After years of war in the separatist republic of Chechnya, Russia faces an offer that politically is almost as difficult: an end to the fighting.

Rebel leader Aslan Maskhadov confirmed Monday that he had ordered a unilateral cease-fire and appointed an emissary to attend peace talks on the conflict, which has killed tens of thousands of people since 1994.

Another rebel leader, Shamil Basayev, who has claimed responsibility for the September assault on a school in the southern Russia town of Beslan that left 331 hostages dead, said last week that he would observe the cease-fire.

The two announcements significantly upped the ante for Russia, which faces growing international pressure for a political solution to the war.
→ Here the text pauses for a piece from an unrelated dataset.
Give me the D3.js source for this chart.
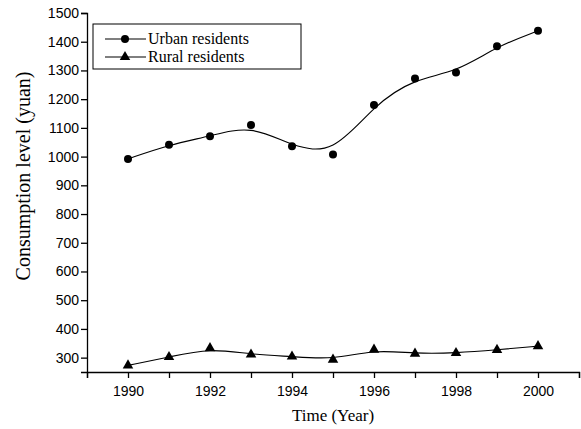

Posted by Orrin Judd at February 7, 2005 11:08 PM
Comments

Putin saber-rattled in the Ukraine and got humiliated, the PM of Georgia died under dubious circumstance, and the Russians are trying to form a strategic alliance with the PRC. Maskhadov knows that Putin needs a big victory somewhere and Chechnya is the likely candidate. So, he'll accept a state of affairs that was unacceptable to him because he knows that even the ragtag remnants of the once mighty Red Army could slaughter his rebels and that nobody in the world would really care about civilian casualties if they did.

Posted by: Bart at February 8, 2005 06:42 AM

Russian soil is rich with the bones of men as ignorant about their prospects in Chechnya as you.